Saved entries:
****

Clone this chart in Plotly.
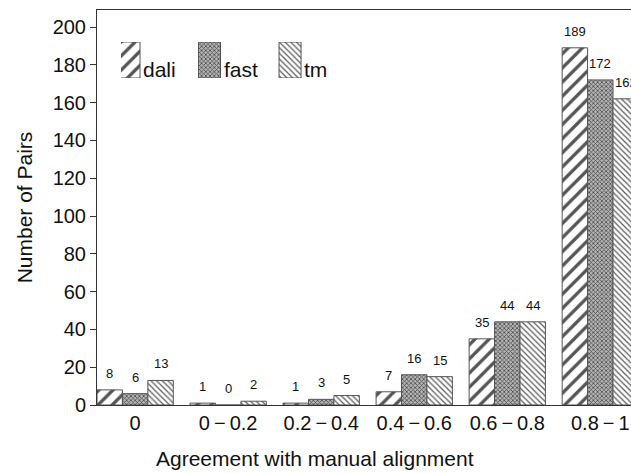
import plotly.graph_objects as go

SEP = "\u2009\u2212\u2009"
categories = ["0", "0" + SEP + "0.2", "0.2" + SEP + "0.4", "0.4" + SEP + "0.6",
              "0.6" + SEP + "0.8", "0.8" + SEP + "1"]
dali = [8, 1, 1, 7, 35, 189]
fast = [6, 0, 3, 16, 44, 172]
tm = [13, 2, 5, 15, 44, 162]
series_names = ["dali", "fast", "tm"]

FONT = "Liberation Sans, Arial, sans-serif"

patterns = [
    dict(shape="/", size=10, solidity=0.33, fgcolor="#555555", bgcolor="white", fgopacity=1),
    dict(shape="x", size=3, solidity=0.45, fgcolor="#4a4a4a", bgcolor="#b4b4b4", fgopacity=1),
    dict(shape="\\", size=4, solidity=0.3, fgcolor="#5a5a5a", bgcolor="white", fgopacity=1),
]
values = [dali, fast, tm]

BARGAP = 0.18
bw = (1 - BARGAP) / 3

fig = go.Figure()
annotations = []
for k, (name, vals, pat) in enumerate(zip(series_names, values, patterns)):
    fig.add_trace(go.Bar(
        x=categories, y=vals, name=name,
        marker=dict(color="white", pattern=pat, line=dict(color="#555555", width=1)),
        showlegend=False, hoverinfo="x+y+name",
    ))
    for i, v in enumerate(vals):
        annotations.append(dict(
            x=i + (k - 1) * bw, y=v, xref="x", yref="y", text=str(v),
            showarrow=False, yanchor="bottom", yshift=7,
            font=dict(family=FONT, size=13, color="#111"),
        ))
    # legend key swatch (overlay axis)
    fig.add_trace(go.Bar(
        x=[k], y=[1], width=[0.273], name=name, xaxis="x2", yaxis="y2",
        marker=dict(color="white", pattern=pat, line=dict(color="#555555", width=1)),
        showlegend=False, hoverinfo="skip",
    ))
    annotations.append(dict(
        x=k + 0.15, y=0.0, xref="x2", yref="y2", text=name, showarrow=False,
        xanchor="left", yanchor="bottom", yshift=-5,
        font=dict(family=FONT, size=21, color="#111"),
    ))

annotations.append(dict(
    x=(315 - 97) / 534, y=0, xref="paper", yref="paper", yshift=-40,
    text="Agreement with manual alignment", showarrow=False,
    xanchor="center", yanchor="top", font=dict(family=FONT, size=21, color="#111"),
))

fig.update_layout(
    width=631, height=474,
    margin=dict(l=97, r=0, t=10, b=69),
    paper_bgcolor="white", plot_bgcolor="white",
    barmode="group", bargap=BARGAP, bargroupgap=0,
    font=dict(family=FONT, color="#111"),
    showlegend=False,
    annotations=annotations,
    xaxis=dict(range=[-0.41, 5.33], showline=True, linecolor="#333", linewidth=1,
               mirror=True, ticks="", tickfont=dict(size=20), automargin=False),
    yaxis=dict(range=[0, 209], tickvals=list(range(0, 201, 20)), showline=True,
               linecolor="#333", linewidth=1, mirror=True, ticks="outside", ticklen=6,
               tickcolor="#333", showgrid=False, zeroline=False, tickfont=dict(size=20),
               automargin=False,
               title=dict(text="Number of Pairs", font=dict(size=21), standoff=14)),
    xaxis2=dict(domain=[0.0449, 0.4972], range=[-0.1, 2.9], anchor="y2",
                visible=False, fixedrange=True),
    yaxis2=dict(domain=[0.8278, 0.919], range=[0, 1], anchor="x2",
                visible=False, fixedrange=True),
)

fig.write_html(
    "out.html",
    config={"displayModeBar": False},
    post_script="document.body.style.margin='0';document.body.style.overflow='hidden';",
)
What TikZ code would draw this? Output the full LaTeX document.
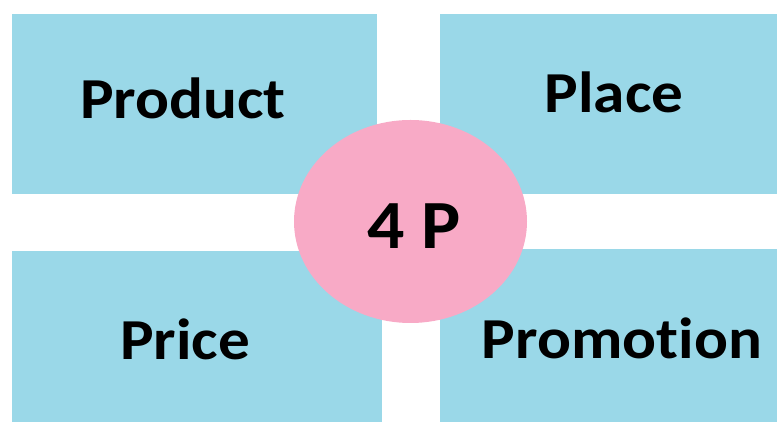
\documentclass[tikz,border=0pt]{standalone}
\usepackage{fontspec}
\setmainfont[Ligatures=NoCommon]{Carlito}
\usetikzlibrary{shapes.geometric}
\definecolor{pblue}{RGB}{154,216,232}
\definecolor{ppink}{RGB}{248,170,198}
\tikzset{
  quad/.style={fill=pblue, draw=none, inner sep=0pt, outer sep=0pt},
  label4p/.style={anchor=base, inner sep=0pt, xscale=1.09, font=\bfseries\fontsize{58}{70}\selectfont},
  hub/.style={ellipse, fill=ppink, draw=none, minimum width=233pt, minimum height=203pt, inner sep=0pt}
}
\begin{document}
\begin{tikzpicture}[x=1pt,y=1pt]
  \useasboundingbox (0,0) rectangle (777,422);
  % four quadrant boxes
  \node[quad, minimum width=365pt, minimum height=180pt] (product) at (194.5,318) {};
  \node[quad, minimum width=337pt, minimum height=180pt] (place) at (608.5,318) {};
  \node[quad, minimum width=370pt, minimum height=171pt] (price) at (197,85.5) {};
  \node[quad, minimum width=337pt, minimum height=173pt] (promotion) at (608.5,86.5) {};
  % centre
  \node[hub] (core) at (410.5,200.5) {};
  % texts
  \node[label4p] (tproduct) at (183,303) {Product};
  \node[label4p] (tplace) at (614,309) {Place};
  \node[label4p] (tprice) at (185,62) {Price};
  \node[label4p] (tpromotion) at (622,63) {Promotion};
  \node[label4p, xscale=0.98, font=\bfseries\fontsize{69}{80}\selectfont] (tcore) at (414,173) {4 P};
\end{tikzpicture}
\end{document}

****

**Exercise description**
Restate the lines of the records exactly, starting at the first and stopping after the line with "bw = (1 - BARGAP) / 3". Leave out any picture.

**Answer**
Clone this chart in Plotly.
import plotly.graph_objects as go

SEP = "\u2009\u2212\u2009"
categories = ["0", "0" + SEP + "0.2", "0.2" + SEP + "0.4", "0.4" + SEP + "0.6",
              "0.6" + SEP + "0.8", "0.8" + SEP + "1"]
dali = [8, 1, 1, 7, 35, 189]
fast = [6, 0, 3, 16, 44, 172]
tm = [13, 2, 5, 15, 44, 162]
series_names = ["dali", "fast", "tm"]

FONT = "Liberation Sans, Arial, sans-serif"

patterns = [
    dict(shape="/", size=10, solidity=0.33, fgcolor="#555555", bgcolor="white", fgopacity=1),
    dict(shape="x", size=3, solidity=0.45, fgcolor="#4a4a4a", bgcolor="#b4b4b4", fgopacity=1),
    dict(shape="\\", size=4, solidity=0.3, fgcolor="#5a5a5a", bgcolor="white", fgopacity=1),
]
values = [dali, fast, tm]

BARGAP = 0.18
bw = (1 - BARGAP) / 3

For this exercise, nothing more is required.